After doing the homework suggested by Magic Banana, I tried out his well
thought out one-line solution, substituting
the prefix for a representative multi-addressed PTR record (2a02:120b):
$ prefix=2a02:120b ; od -A x -N 786432 -xw12 /dev/urandom | tr ' ' : |
sed s/^/$prefix/
The time to run this script, which produces 65,536 complete IPv6 addresses
ready for analysis,
is 0.000 second CPU time & 0.000 second real time, even when run four times
at once.
It appears not to produce any "000x", "00xx" or "0xxx" fields, which do occur
in real IPv6 addresses.
"-A x" means hexadecimal notation throughout; "-N 786432" means number of
bytes output; and "-xw12" means six,
four-character hexadecimal fields. Together, these arguments gather
sufficient bytes of random data from
/dev/urandom to fill the 3rd through 8th fields of 65,536 IPv6 addresses.

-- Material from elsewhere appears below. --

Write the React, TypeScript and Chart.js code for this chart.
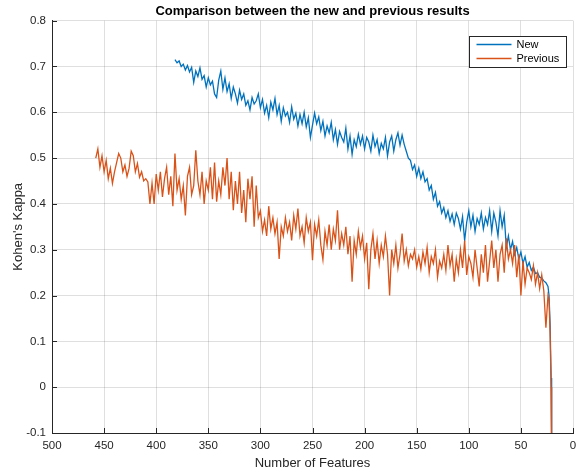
import React, { useEffect, useRef } from "react";
import { Chart, registerables } from "chart.js";

Chart.register(...registerables);

const FONT = "'Liberation Sans', Arial, Helvetica, sans-serif";

const titleText = "Comparison between the new and previous results";
const xAxisTitle = "Number of Features";
const yAxisTitle = "Kohen's Kappa";
const seriesNames = ["New", "Previous"];
const seriesColors = ["#0072BD", "#D95319"];

const featureStep = 2;
const newStart = 382;
const newValues = [
  0.715, 0.708, 0.712, 0.700, 0.705, 0.692, 0.702, 0.688, 0.698, 0.665,
  0.690, 0.678, 0.697, 0.672, 0.680, 0.655, 0.675, 0.660, 0.668, 0.640,
  0.632, 0.670, 0.690, 0.650, 0.675, 0.645, 0.662, 0.630, 0.655, 0.640,
  0.620, 0.648, 0.628, 0.640, 0.615, 0.625, 0.605, 0.632, 0.618, 0.625,
  0.640, 0.610, 0.628, 0.598, 0.615, 0.588, 0.622, 0.605, 0.630, 0.595,
  0.615, 0.580, 0.610, 0.592, 0.600, 0.578, 0.612, 0.585, 0.598, 0.570,
  0.595, 0.575, 0.600, 0.568, 0.588, 0.545, 0.572, 0.598, 0.575, 0.590,
  0.560, 0.580, 0.548, 0.570, 0.555, 0.578, 0.540, 0.562, 0.530, 0.558,
  0.545, 0.535, 0.565, 0.520, 0.548, 0.508, 0.540, 0.525, 0.552, 0.530,
  0.548, 0.520, 0.545, 0.535, 0.515, 0.550, 0.525, 0.540, 0.510, 0.532,
  0.520, 0.545, 0.505, 0.535, 0.548, 0.515, 0.540, 0.555, 0.528, 0.550,
  0.530, 0.515, 0.500, 0.495, 0.475, 0.485, 0.460, 0.478, 0.455, 0.470,
  0.448, 0.455, 0.430, 0.440, 0.410, 0.425, 0.395, 0.405, 0.380, 0.392,
  0.370, 0.385, 0.362, 0.378, 0.355, 0.380, 0.368, 0.345, 0.372, 0.320,
  0.360, 0.385, 0.350, 0.375, 0.340, 0.368, 0.355, 0.380, 0.345, 0.370,
  0.355, 0.385, 0.340, 0.380, 0.360, 0.330, 0.385, 0.350, 0.375, 0.305,
  0.330, 0.300, 0.318, 0.290, 0.305, 0.280, 0.295, 0.270, 0.285, 0.262,
  0.272, 0.255, 0.262, 0.248, 0.250, 0.240, 0.238, 0.232, 0.228, 0.220,
];
const newTailFeatures = [23, 22, 21, 20.5];
const newTailValues = [0.2, 0.14, 0.02, -0.15];

const prevStart = 458;
const prevValues = [
  0.500, 0.520, 0.480, 0.505, 0.470, 0.495, 0.455, 0.478, 0.445, 0.470,
  0.490, 0.510, 0.500, 0.470, 0.485, 0.460, 0.478, 0.515, 0.505, 0.470,
  0.488, 0.458, 0.470, 0.450, 0.455, 0.448, 0.400, 0.445, 0.400, 0.465,
  0.430, 0.470, 0.415, 0.455, 0.480, 0.420, 0.460, 0.395, 0.510, 0.430,
  0.455, 0.410, 0.440, 0.375, 0.460, 0.480, 0.420, 0.440, 0.517, 0.450,
  0.420, 0.470, 0.400, 0.450, 0.430, 0.480, 0.410, 0.490, 0.405, 0.450,
  0.420, 0.480, 0.440, 0.500, 0.410, 0.470, 0.386, 0.450, 0.400, 0.470,
  0.380, 0.430, 0.360, 0.455, 0.410, 0.460, 0.350, 0.440, 0.370, 0.385,
  0.340, 0.365, 0.330, 0.395, 0.345, 0.370, 0.335, 0.360, 0.280, 0.350,
  0.330, 0.370, 0.340, 0.360, 0.320, 0.375, 0.345, 0.390, 0.330, 0.350,
  0.315, 0.370, 0.340, 0.360, 0.277, 0.355, 0.330, 0.365, 0.310, 0.278,
  0.340, 0.310, 0.355, 0.300, 0.345, 0.320, 0.386, 0.300, 0.335, 0.310,
  0.350, 0.290, 0.330, 0.230, 0.320, 0.290, 0.340, 0.305, 0.330, 0.280,
  0.315, 0.214, 0.300, 0.335, 0.280, 0.320, 0.270, 0.310, 0.285, 0.330,
  0.290, 0.200, 0.300, 0.270, 0.310, 0.260, 0.290, 0.335, 0.275, 0.300,
  0.265, 0.290, 0.280, 0.300, 0.262, 0.285, 0.258, 0.295, 0.270, 0.305,
  0.250, 0.285, 0.270, 0.300, 0.240, 0.275, 0.260, 0.290, 0.255, 0.310,
  0.265, 0.290, 0.230, 0.280, 0.250, 0.300, 0.260, 0.320, 0.245, 0.285,
  0.270, 0.240, 0.300, 0.260, 0.220, 0.290, 0.250, 0.310, 0.230, 0.275,
  0.320, 0.260, 0.300, 0.230, 0.290, 0.310, 0.250, 0.325, 0.280, 0.300,
  0.270, 0.310, 0.240, 0.290, 0.200, 0.275, 0.225, 0.260, 0.250, 0.235,
  0.265, 0.225, 0.250, 0.215, 0.245, 0.210, 0.130, 0.200,
];
const prevTailFeatures = [23, 22, 21, 20.5];
const prevTailValues = [0.19, 0.12, 0.0, -0.15];

const xMin = 0;
const xMax = 500;
const xStep = 50;
const yMin = -0.1;
const yMax = 0.8;
const yStep = 0.1;

function buildSeries(start: number, values: number[], tailX: number[], tailY: number[]) {
  const pts = values.map((v, i) => ({ x: start - i * featureStep, y: v }));
  return pts.concat(tailX.map((x, i) => ({ x, y: tailY[i] })));
}

const axisColor = "#262626";
const gridColor = "rgba(38,38,38,0.15)";

const innerTicks = {
  id: "innerTicks",
  afterDatasetsDraw(chart: any) {
    const { ctx, chartArea, scales } = chart;
    ctx.save();
    ctx.strokeStyle = axisColor;
    ctx.lineWidth = 1;
    ctx.beginPath();
    scales.x.ticks.forEach((t: any) => {
      const px = Math.round(scales.x.getPixelForValue(t.value)) + 0.5;
      ctx.moveTo(px, chartArea.bottom);
      ctx.lineTo(px, chartArea.bottom - 5);
    });
    scales.y.ticks.forEach((t: any) => {
      const py = Math.round(scales.y.getPixelForValue(t.value)) + 0.5;
      ctx.moveTo(chartArea.left, py);
      ctx.lineTo(chartArea.left + 5, py);
    });
    ctx.stroke();
    ctx.restore();
  },
};

const boxLegend = {
  id: "boxLegend",
  afterDraw(chart: any) {
    const { ctx, chartArea } = chart;
    const w = 97;
    const h = 31;
    const left = Math.round(chartArea.right - 104) + 0.5;
    const top = Math.round(chartArea.top + 15) + 0.5;
    ctx.save();
    ctx.fillStyle = "#ffffff";
    ctx.fillRect(left, top, w, h);
    ctx.strokeStyle = axisColor;
    ctx.lineWidth = 1;
    ctx.strokeRect(left, top, w, h);
    ctx.font = `11px ${FONT}`;
    ctx.textBaseline = "middle";
    ctx.textAlign = "left";
    seriesNames.forEach((name, i) => {
      const y = top + 8 + i * 14;
      ctx.strokeStyle = seriesColors[i];
      ctx.lineWidth = 1.3;
      ctx.beginPath();
      ctx.moveTo(left + 7, y);
      ctx.lineTo(left + 42, y);
      ctx.stroke();
      ctx.fillStyle = "#000000";
      ctx.fillText(name, left + 47, y + 0.5);
    });
    ctx.restore();
  },
};

export default function App() {
  const ref = useRef<HTMLCanvasElement | null>(null);
  useEffect(() => {
    document.body.style.margin = "0";
    const canvas = ref.current;
    if (!canvas) return;
    const chart = new Chart(canvas, {
      type: "line",
      data: {
        datasets: [
          {
            label: seriesNames[0],
            data: buildSeries(newStart, newValues, newTailFeatures, newTailValues),
            borderColor: seriesColors[0],
            backgroundColor: seriesColors[0],
            borderWidth: 1.3,
            pointRadius: 0,
            tension: 0,
            order: 1,
          },
          {
            label: seriesNames[1],
            data: buildSeries(prevStart, prevValues, prevTailFeatures, prevTailValues),
            borderColor: seriesColors[1],
            backgroundColor: seriesColors[1],
            borderWidth: 1.3,
            pointRadius: 0,
            tension: 0,
            order: 0,
          },
        ],
      },
      options: {
        animation: false,
        responsive: false,
        maintainAspectRatio: false,
        layout: { padding: { left: 0, right: 3, top: 0, bottom: 0 } },
        plugins: {
          legend: { display: false },
          tooltip: { enabled: false },
          title: {
            display: true,
            text: titleText,
            fullSize: false,
            color: "#000000",
            font: { family: FONT, size: 13, weight: "bold" },
            padding: { top: 4, bottom: 1 },
          },
        },
        scales: {
          x: {
            type: "linear",
            reverse: true,
            min: xMin,
            max: xMax,
            afterFit: (s: any) => {
              s.height = 39;
              s.paddingLeft = 0;
              s.paddingRight = 0;
            },
            ticks: {
              stepSize: xStep,
              color: axisColor,
              font: { family: FONT, size: 11.5 },
              padding: 6,
              maxRotation: 0,
              autoSkip: false,
            },
            grid: { color: gridColor, drawTicks: false, lineWidth: 1 },
            border: { display: true, color: axisColor, width: 1 },
            title: {
              display: true,
              text: xAxisTitle,
              color: axisColor,
              font: { family: FONT, size: 13 },
              padding: { top: 0, bottom: 1 },
            },
          },
          y: {
            type: "linear",
            min: yMin,
            max: yMax,
            afterFit: (s: any) => {
              s.width = 52;
              s.paddingTop = 0;
              s.paddingBottom = 0;
            },
            ticks: {
              stepSize: yStep,
              color: axisColor,
              font: { family: FONT, size: 11.5 },
              padding: 6,
              callback: (v: any) => String(Number(Number(v).toFixed(1))),
            },
            grid: { color: gridColor, drawTicks: false, lineWidth: 1 },
            border: { display: true, color: axisColor, width: 1 },
            title: {
              display: true,
              text: yAxisTitle,
              color: axisColor,
              font: { family: FONT, size: 13 },
              padding: { top: 11, bottom: 0 },
            },
          },
        },
      },
      plugins: [innerTicks, boxLegend],
    });
    return () => chart.destroy();
  }, []);
  return (
    <div style={{ width: 576, height: 472 }}>
      <canvas ref={ref} width={576} height={472} style={{ display: "block" }} />
    </div>
  );
}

Putting it all together with our nmap script and an enumeration script:
prefix=2a02:120b ; od -A n -N 786432 -xw12 /dev/urandom | tr ' ' : | sed
s/^/$prefix/ > TempMB4320A.txt ;
nmap -6 -sn -T4 -sL -iL TempMB4320A.txt | grep "Nmap scan report for " - | tr
-d '()' | sort -k5 | awk 'NR >= 1 { print $5, $6 }' | awk 'NR >= 1 { print
$2, $1 }' | uniq -Df 1 | sed '/^\s\s*/d' | awk '{ print $2 "\t" $1 }' >
TempMB4320B.txt ;
awk '{print $2,$1}' 'TempMB4320B.txt' | sort -k 2 | uniq -cdf 1 | awk '{print
$3"\t"$1}' '-' >
Multi-IPv6-MB-dynamic.wline.6rd.res.cust.swisscom.ch-Tally.txt | awk '{print
$3"\t"$1}' '-' >
Multi-IPv6-MB-dynamic.wline.6rd.res.cust.swisscom.ch-Tally.txt ;
rm TempMB4320A.txt TempMB4320B.txt
Final output file: dynamic.wline.6rd.res.cust.swisscom.ch 65536
Giving a similar answer in about six minutes that my other scripts took 58
hours to complete when run on
508 IPv6 addresses: All the IPv6 addresses have the same dig -x result, even
when randomly generated rather
than hunted down with Internet searches.